● **Task goal**
Make an exact copy of all the material below, apart from the pictures.

● **Data lines**

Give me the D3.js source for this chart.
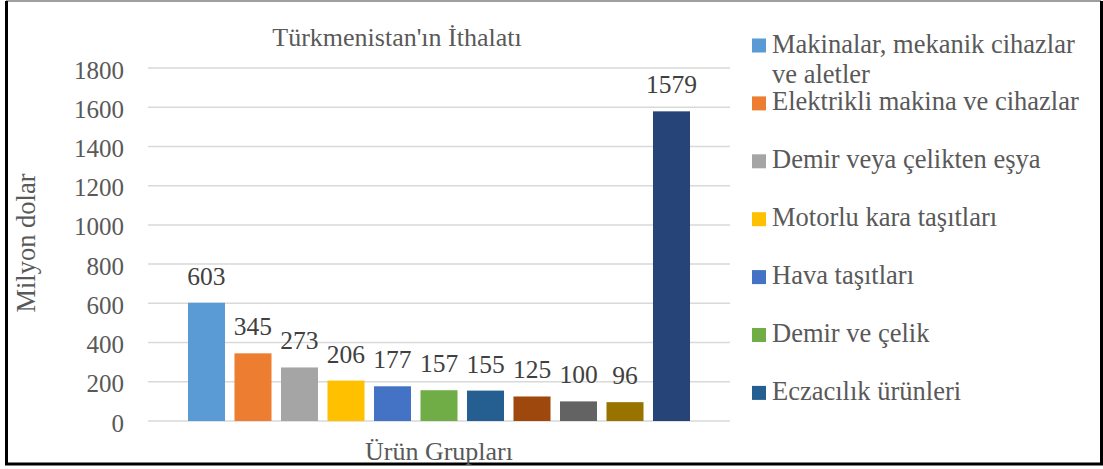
<!DOCTYPE html>
<html>
<head>
<meta charset="utf-8">
<script src="https://cdn.jsdelivr.net/npm/d3@7"></script>
</head>
<body style="margin:0">
<svg id="chart" width="1103" height="469" font-family="Liberation Serif" style="display:block"></svg>
<script>
// ---- data ----
const title = "Türkmenistan'ın İthalatı";
const yAxisTitle = "Milyon dolar";
const xAxisTitle = "Ürün Grupları";
const seriesIds = ["s1","s2","s3","s4","s5","s6","s7","s8","s9","s10","s11"];
const values = [603, 345, 273, 206, 177, 157, 155, 125, 100, 96, 1579];
const colors = ["#5B9BD5","#ED7D31","#A5A5A5","#FFC000","#4472C4","#70AD47","#255E91","#9E480E","#636363","#997300","#264478"];
const legendLabels = [
  "Makinalar, mekanik cihazlar ve aletler",
  "Elektrikli makina ve cihazlar",
  "Demir veya çelikten eşya",
  "Motorlu kara taşıtları",
  "Hava taşıtları",
  "Demir ve çelik",
  "Eczacılık ürünleri"
];
const yTicks = [0, 200, 400, 600, 800, 1000, 1200, 1400, 1600, 1800];

// ---- layout ----
const FONT = "Liberation Serif";
const svg = d3.select("#chart");
const plot = { left: 148, right: 730, top: 68, bottom: 421 };

const x = d3.scaleBand().domain(seriesIds).range([plot.left, plot.right])
  .paddingInner(0.204).paddingOuter(0.86);
const y = d3.scaleLinear().domain([0, 1800]).range([plot.bottom, plot.top]);

// border
svg.append("line").attr("x1", 6).attr("x2", 1101).attr("y1", 1).attr("y2", 1)
  .attr("stroke", "#7f7f7f").attr("stroke-width", 1.5);
svg.append("path")
  .attr("d", `M6.5,1 L6.5,464 L1101.5,464 L1101.5,1`)
  .attr("fill", "none").attr("stroke", "#000").attr("stroke-width", 3);

// gridlines
svg.append("g").selectAll("line").data(yTicks).join("line")
  .attr("x1", plot.left).attr("x2", plot.right)
  .attr("y1", d => y(d)).attr("y2", d => y(d))
  .attr("stroke", "#d9d9d9").attr("stroke-width", 1.5);

// y axis labels
const yAxis = d3.axisLeft(y).tickValues(yTicks).tickSize(0).tickPadding(0).tickFormat(d3.format("d"));
const gy = svg.append("g").attr("transform", `translate(124,0)`).call(yAxis);
gy.attr("font-family", FONT).attr("font-size", 25);
gy.select(".domain").remove();
gy.selectAll("text").attr("fill", "#595959").attr("dy", "0.4em")
  .attr("font-family", FONT).attr("font-size", 25);

// bars
svg.append("g").selectAll("rect").data(values).join("rect")
  .attr("x", (d, i) => x(seriesIds[i]))
  .attr("width", x.bandwidth())
  .attr("y", d => y(d))
  .attr("height", d => y(0) - y(d))
  .attr("fill", (d, i) => colors[i]);

// value labels
svg.append("g").selectAll("text").data(values).join("text")
  .attr("x", (d, i) => x(seriesIds[i]) + x.bandwidth() / 2)
  .attr("y", d => y(d) - 18)
  .attr("text-anchor", "middle")
  .attr("fill", "#404040")
  .attr("font-family", FONT).attr("font-size", 25.5)
  .text(d => d);

// title
svg.append("text").attr("x", 397).attr("y", 46).attr("text-anchor", "middle")
  .attr("fill", "#595959").attr("font-family", FONT).attr("font-size", 26).text(title);

// axis titles
svg.append("text").attr("transform", `translate(35,243) rotate(-90)`)
  .attr("text-anchor", "middle").attr("fill", "#595959")
  .attr("font-family", FONT).attr("font-size", 26.5).text(yAxisTitle);
svg.append("text").attr("x", 439).attr("y", 460).attr("text-anchor", "middle")
  .attr("fill", "#595959").attr("font-family", FONT).attr("font-size", 26).text(xAxisTitle);

// legend
const lg = svg.append("g");
const legendX = 752, textX = 772, maxW = 318;
legendLabels.forEach((lab, i) => {
  const yb = 52.5 + i * 57.9;
  lg.append("rect").attr("x", legendX).attr("y", yb - 14).attr("width", 14).attr("height", 14)
    .attr("fill", colors[i]);
  const t = lg.append("text").attr("x", textX).attr("y", yb)
    .attr("fill", "#595959").attr("font-family", FONT).attr("font-size", 26.5);
  const words = lab.split(" ");
  let line = [], tspan = t.append("tspan").attr("x", textX).attr("dy", 0);
  words.forEach(w => {
    line.push(w);
    tspan.text(line.join(" "));
    if (tspan.node().getComputedTextLength() > maxW && line.length > 1) {
      line.pop();
      tspan.text(line.join(" "));
      line = [w];
      tspan = t.append("tspan").attr("x", textX).attr("dy", 30).text(w);
    }
  });
});
</script>
</body>
</html>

● **Output of the exercise**
Give me the D3.js source for this chart.
<!DOCTYPE html>
<html>
<head>
<meta charset="utf-8">
<script src="https://cdn.jsdelivr.net/npm/d3@7"></script>
</head>
<body style="margin:0">
<svg id="chart" width="1103" height="469" font-family="Liberation Serif" style="display:block"></svg>
<script>
// ---- data ----
const title = "Türkmenistan'ın İthalatı";
const yAxisTitle = "Milyon dolar";
const xAxisTitle = "Ürün Grupları";
const seriesIds = ["s1","s2","s3","s4","s5","s6","s7","s8","s9","s10","s11"];
const values = [603, 345, 273, 206, 177, 157, 155, 125, 100, 96, 1579];
const colors = ["#5B9BD5","#ED7D31","#A5A5A5","#FFC000","#4472C4","#70AD47","#255E91","#9E480E","#636363","#997300","#264478"];
const legendLabels = [
  "Makinalar, mekanik cihazlar ve aletler",
  "Elektrikli makina ve cihazlar",
  "Demir veya çelikten eşya",
  "Motorlu kara taşıtları",
  "Hava taşıtları",
  "Demir ve çelik",
  "Eczacılık ürünleri"
];
const yTicks = [0, 200, 400, 600, 800, 1000, 1200, 1400, 1600, 1800];

// ---- layout ----
const FONT = "Liberation Serif";
const svg = d3.select("#chart");
const plot = { left: 148, right: 730, top: 68, bottom: 421 };

const x = d3.scaleBand().domain(seriesIds).range([plot.left, plot.right])
  .paddingInner(0.204).paddingOuter(0.86);
const y = d3.scaleLinear().domain([0, 1800]).range([plot.bottom, plot.top]);

// border
svg.append("line").attr("x1", 6).attr("x2", 1101).attr("y1", 1).attr("y2", 1)
  .attr("stroke", "#7f7f7f").attr("stroke-width", 1.5);
svg.append("path")
  .attr("d", `M6.5,1 L6.5,464 L1101.5,464 L1101.5,1`)
  .attr("fill", "none").attr("stroke", "#000").attr("stroke-width", 3);

// gridlines
svg.append("g").selectAll("line").data(yTicks).join("line")
  .attr("x1", plot.left).attr("x2", plot.right)
  .attr("y1", d => y(d)).attr("y2", d => y(d))
  .attr("stroke", "#d9d9d9").attr("stroke-width", 1.5);

// y axis labels
const yAxis = d3.axisLeft(y).tickValues(yTicks).tickSize(0).tickPadding(0).tickFormat(d3.format("d"));
const gy = svg.append("g").attr("transform", `translate(124,0)`).call(yAxis);
gy.attr("font-family", FONT).attr("font-size", 25);
gy.select(".domain").remove();
gy.selectAll("text").attr("fill", "#595959").attr("dy", "0.4em")
  .attr("font-family", FONT).attr("font-size", 25);

// bars
svg.append("g").selectAll("rect").data(values).join("rect")
  .attr("x", (d, i) => x(seriesIds[i]))
  .attr("width", x.bandwidth())
  .attr("y", d => y(d))
  .attr("height", d => y(0) - y(d))
  .attr("fill", (d, i) => colors[i]);

// value labels
svg.append("g").selectAll("text").data(values).join("text")
  .attr("x", (d, i) => x(seriesIds[i]) + x.bandwidth() / 2)
  .attr("y", d => y(d) - 18)
  .attr("text-anchor", "middle")
  .attr("fill", "#404040")
  .attr("font-family", FONT).attr("font-size", 25.5)
  .text(d => d);

// title
svg.append("text").attr("x", 397).attr("y", 46).attr("text-anchor", "middle")
  .attr("fill", "#595959").attr("font-family", FONT).attr("font-size", 26).text(title);

// axis titles
svg.append("text").attr("transform", `translate(35,243) rotate(-90)`)
  .attr("text-anchor", "middle").attr("fill", "#595959")
  .attr("font-family", FONT).attr("font-size", 26.5).text(yAxisTitle);
svg.append("text").attr("x", 439).attr("y", 460).attr("text-anchor", "middle")
  .attr("fill", "#595959").attr("font-family", FONT).attr("font-size", 26).text(xAxisTitle);

// legend
const lg = svg.append("g");
const legendX = 752, textX = 772, maxW = 318;
legendLabels.forEach((lab, i) => {
  const yb = 52.5 + i * 57.9;
  lg.append("rect").attr("x", legendX).attr("y", yb - 14).attr("width", 14).attr("height", 14)
    .attr("fill", colors[i]);
  const t = lg.append("text").attr("x", textX).attr("y", yb)
    .attr("fill", "#595959").attr("font-family", FONT).attr("font-size", 26.5);
  const words = lab.split(" ");
  let line = [], tspan = t.append("tspan").attr("x", textX).attr("dy", 0);
  words.forEach(w => {
    line.push(w);
    tspan.text(line.join(" "));
    if (tspan.node().getComputedTextLength() > maxW && line.length > 1) {
      line.pop();
      tspan.text(line.join(" "));
      line = [w];
      tspan = t.append("tspan").attr("x", textX).attr("dy", 30).text(w);
    }
  });
});
</script>
</body>
</html>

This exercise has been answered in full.